Written exercise = Starting with the first line of the listing, quote each line exactly until and including the one with "plt.rcParams['font.family'] = ['Liberation", leaving pictures out.

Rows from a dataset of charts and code
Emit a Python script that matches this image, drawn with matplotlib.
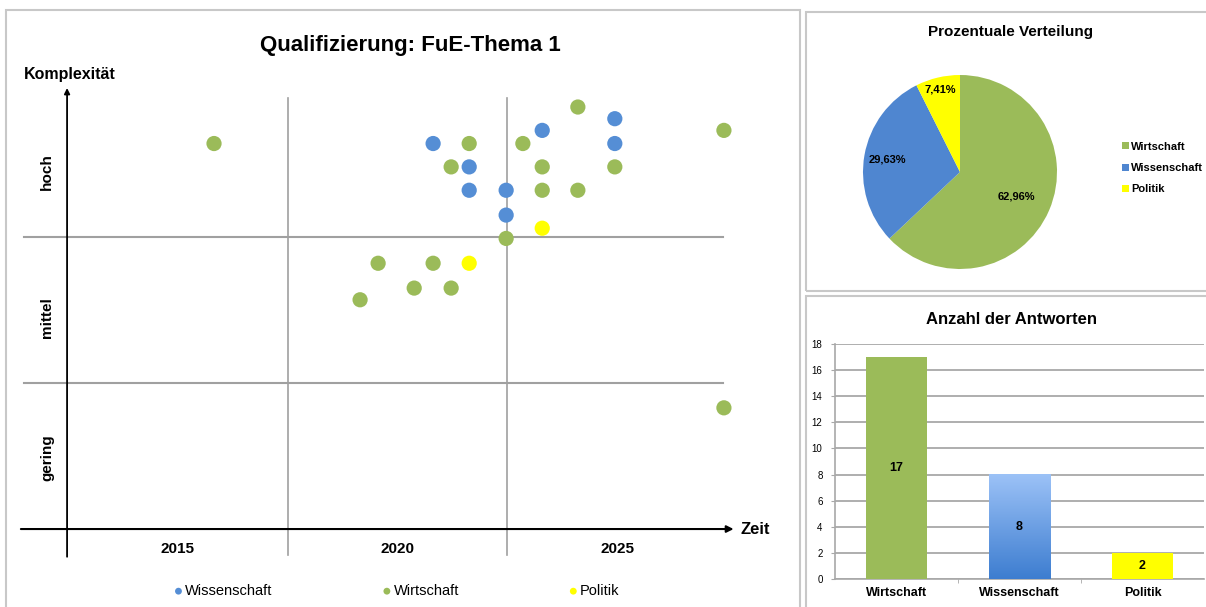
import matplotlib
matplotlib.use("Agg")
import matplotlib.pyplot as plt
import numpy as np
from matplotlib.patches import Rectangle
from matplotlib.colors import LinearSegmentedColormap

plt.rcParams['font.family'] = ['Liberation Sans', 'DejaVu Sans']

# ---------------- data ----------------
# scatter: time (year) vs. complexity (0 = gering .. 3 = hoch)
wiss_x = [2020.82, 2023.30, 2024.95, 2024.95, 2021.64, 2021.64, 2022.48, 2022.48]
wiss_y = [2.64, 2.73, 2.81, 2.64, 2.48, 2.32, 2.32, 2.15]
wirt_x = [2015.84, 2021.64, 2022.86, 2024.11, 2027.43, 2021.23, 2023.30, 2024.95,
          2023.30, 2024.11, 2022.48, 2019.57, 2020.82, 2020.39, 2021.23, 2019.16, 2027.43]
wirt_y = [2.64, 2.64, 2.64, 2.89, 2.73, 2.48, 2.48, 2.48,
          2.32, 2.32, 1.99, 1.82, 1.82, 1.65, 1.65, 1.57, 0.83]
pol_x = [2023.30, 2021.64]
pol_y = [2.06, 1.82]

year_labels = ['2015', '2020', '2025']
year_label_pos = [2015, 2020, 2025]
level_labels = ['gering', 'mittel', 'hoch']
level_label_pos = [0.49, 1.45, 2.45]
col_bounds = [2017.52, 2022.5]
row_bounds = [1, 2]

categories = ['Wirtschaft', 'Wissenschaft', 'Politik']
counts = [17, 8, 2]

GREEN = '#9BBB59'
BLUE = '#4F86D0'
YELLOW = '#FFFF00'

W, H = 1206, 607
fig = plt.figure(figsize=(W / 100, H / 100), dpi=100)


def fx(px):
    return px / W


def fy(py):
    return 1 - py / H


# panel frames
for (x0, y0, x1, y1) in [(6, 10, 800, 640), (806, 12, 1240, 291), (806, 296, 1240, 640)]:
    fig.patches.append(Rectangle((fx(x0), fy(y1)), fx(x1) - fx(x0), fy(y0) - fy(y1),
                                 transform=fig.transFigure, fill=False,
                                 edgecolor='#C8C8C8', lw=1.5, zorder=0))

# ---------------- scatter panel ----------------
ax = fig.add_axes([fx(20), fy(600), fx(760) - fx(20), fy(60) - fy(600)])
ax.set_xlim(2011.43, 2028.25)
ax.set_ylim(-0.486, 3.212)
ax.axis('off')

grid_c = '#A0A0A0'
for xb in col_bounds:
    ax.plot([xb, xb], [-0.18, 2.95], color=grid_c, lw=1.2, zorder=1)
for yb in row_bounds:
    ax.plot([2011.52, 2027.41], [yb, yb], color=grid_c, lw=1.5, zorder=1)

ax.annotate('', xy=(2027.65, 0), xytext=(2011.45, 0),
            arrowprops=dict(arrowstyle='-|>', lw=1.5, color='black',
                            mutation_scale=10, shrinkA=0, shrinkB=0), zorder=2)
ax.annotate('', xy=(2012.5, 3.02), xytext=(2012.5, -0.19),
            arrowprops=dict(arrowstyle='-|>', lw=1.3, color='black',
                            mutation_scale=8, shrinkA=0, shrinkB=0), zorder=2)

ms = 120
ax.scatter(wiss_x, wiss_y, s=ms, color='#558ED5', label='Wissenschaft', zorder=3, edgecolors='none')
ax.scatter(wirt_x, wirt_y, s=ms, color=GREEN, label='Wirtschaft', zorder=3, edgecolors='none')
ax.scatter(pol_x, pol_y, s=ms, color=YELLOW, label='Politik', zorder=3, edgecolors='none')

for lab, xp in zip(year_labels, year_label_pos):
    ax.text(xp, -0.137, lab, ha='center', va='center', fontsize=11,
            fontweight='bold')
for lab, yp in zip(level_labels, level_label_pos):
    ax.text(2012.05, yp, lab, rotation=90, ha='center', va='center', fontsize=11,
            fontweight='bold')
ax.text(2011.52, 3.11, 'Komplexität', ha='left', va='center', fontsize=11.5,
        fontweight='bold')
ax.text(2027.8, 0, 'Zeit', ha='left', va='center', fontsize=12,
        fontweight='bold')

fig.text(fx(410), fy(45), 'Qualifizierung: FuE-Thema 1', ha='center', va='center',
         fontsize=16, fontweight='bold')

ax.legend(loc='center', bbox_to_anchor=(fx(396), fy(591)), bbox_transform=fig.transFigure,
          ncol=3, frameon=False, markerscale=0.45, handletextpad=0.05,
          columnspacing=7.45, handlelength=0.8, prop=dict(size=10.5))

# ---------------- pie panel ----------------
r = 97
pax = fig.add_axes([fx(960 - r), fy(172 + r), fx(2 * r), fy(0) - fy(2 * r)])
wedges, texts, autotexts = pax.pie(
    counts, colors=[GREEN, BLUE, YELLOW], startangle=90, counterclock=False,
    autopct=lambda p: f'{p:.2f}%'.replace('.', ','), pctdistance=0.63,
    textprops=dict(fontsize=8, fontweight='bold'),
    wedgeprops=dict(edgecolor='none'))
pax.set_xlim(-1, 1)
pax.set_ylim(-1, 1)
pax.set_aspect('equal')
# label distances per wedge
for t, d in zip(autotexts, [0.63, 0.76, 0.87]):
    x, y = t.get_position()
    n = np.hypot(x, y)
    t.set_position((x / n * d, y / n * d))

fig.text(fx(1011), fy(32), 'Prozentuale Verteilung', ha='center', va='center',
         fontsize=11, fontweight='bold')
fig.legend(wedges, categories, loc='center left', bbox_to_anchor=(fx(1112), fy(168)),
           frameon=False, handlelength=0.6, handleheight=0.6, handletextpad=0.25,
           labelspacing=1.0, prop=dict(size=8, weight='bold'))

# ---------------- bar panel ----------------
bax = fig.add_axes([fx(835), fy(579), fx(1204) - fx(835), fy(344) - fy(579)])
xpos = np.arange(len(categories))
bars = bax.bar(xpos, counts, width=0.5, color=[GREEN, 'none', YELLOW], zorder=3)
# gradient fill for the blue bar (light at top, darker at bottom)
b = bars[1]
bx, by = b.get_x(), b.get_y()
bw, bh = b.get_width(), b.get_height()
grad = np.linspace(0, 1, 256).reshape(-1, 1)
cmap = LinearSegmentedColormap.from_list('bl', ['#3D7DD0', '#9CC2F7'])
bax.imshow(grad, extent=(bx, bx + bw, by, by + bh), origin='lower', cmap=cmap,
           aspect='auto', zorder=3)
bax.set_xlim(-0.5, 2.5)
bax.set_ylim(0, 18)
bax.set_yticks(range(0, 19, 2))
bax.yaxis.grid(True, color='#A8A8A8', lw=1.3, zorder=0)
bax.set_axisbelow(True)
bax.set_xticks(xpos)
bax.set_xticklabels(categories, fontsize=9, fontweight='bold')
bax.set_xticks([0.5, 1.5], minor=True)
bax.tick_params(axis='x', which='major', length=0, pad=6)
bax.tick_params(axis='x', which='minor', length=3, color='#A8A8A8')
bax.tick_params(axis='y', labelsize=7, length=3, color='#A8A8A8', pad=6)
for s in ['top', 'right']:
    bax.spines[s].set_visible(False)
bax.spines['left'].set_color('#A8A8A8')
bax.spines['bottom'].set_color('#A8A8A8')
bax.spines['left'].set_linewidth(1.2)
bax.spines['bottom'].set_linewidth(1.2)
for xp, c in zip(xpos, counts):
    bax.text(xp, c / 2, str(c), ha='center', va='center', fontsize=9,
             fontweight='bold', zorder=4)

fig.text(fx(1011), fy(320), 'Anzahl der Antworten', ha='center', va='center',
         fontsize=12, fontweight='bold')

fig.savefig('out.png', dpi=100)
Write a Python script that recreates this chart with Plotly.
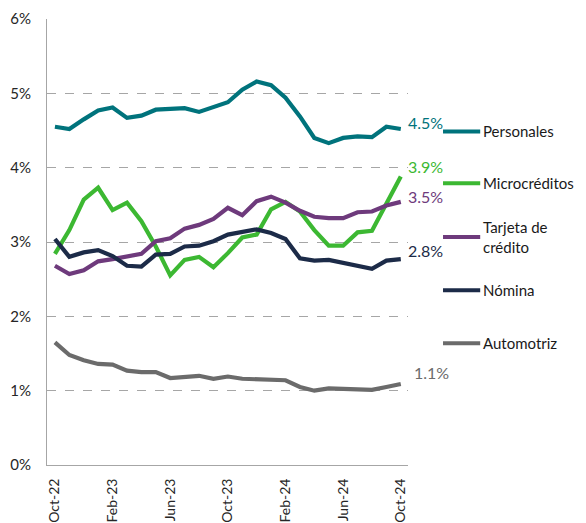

Solution to the problem =
Emit a Python script that matches this image, drawn with matplotlib.
import matplotlib
matplotlib.use("Agg")
import matplotlib.pyplot as plt
import numpy as np
from matplotlib.patches import Rectangle
from matplotlib.colors import LinearSegmentedColormap

plt.rcParams['font.family'] = ['Liberation Sans', 'DejaVu Sans']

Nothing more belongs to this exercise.